It’s not just a ‘man thing’

Latest GamCare programme explores female gambling and barriers to seeking support.

GamCare, Female Gambling

Gambling is in many ways perceived as a predominantly male activity, the impact of which also affects how we identify, approach and support women affected by gambling. GamCare, the largest provider of support and treatment for gambling related harms across Great Britain, has released the first report from its pioneering Women’s Programme, to deliver outreach, education and awareness on the subject. The report defined ‘gambling activity’ as consumption of any UK licensed gambling product, which included bingo, online, lotteries, slots and sports book. The project has been funded by the so called ‘Tampon Tax’, a popular term used to call attention to the fact that feminine hygiene products are, unlike other products considered essential, subject to value added tax (VAT).

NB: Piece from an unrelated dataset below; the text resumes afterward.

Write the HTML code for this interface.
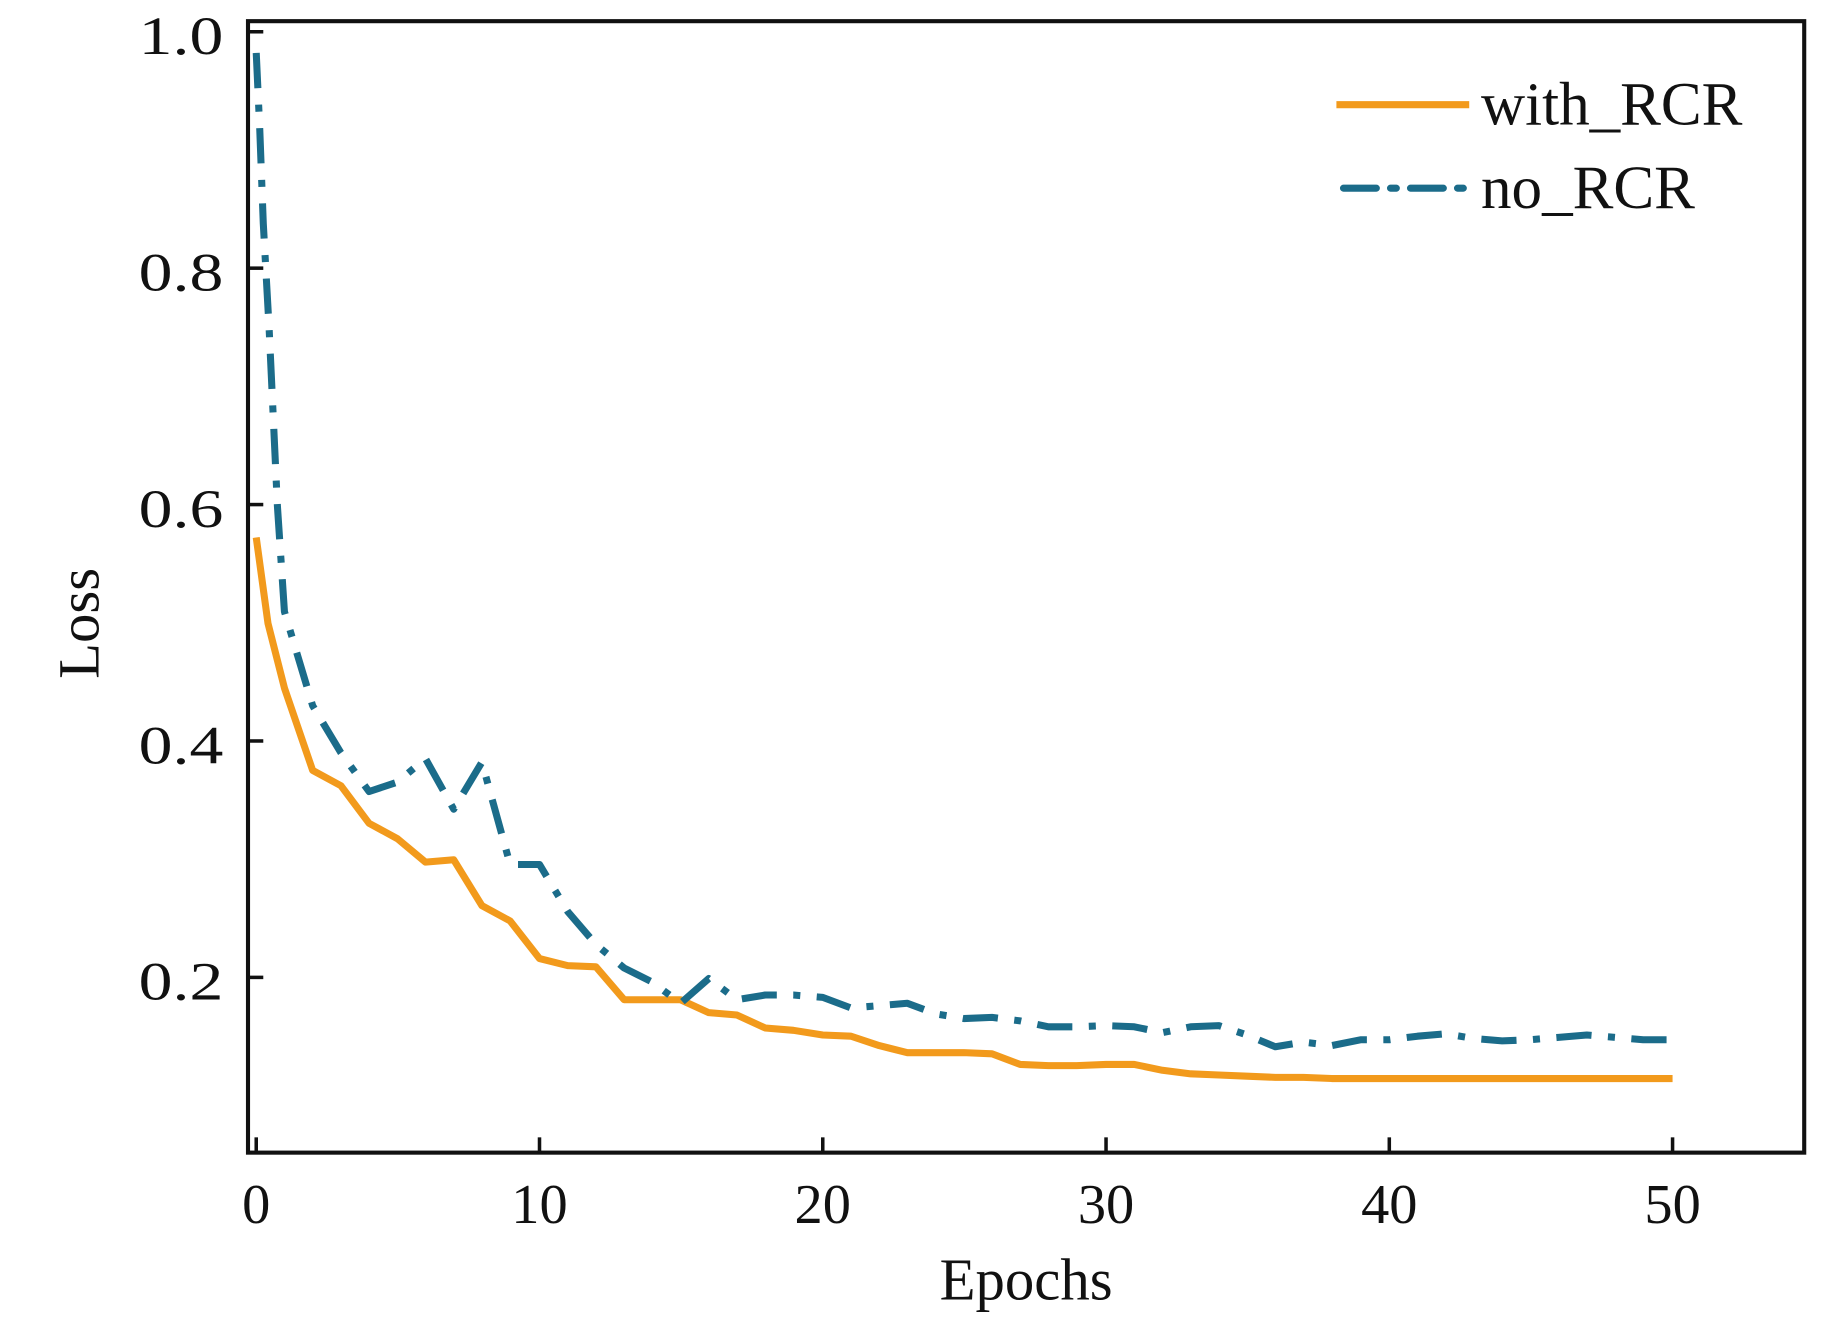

The report confirms that gambling harms are not gender specific and that women are by no means exempt. GamCare’s Women’s Voices survey showed:

  • Women who gamble report significant financial losses, with many reporting losses in the tens of thousands.
  • Shame and stigma are significant barriers for those identifying as female to engaging with support services.
  • The universal issue reported was a detrimental impact on their mental health.

Gamblers identifying as female who were interviewed through the programme (a representative sample) reported feeling high levels of shame and stigma because of societal perceptions that gambling is a ‘male’ activity in which women should not, or do not, take part. Some reported an assumption that gambling could not be damaging to them or their families as they were not seen as financial ‘owners’ in the home. These perceptions contributed to low levels of seeking help, and higher levels of gambling harm.

“ My message to other women experiencing harms because of gambling, is that you’re not alone. It can happen to anyone, and you shouldn’t be ashamed to ask for help.” 

In just the first year of delivering the programme, GamCare focused on barriers to women accessing help and in doing so worked with 300 organisations and more than 3,000 professionals to deliver their CPD accredited training – increasing the confidence of attendees to talk to women about gambling harms and support those affected. Through this programme they aim to use learning to increase the skills and experience of thousands of intermediaries who can go on to better identify women who need support for gambling related harms.

One woman who contacted GamCare, who did not wished to be named, shared the guilt and shame that her gambling impacted on her husband and children: “It’s really complex, the shame you feel – it’s like you’re letting everyone down. My message to other women experiencing harms because of gambling is that you’re not alone. It can happen to anyone, and you shouldn’t be ashamed to ask for help.”

Anna Hemmings, Chief Executive of GamCare, said: “The issues that women are facing are often hidden from support services. Our Women’s Programme has told us that we need to remove barriers for women to access help with gambling related harm, but we also need to ensure that those providing that support are better equipped to help them.”

“We must get to grips with the unnecessary shame and stigma women feel around asking for help. Gambling is not just a male activity, and it can affect women in significant, potentially life-changing ways.”

GamCare’s Women’s Programme, working with a nationwide network of organisations who support vulnerable women, is raising awareness of how gambling is linked with issues affecting women and helping to better identify women in need, engaging them with the right support before issues escalate.

GamCare will continue to strengthen referral pathways into support and treatment for women affected by gambling, as well as continuing to gather
lived experience from women across the UK and broadening the evidence-base for treatment that works.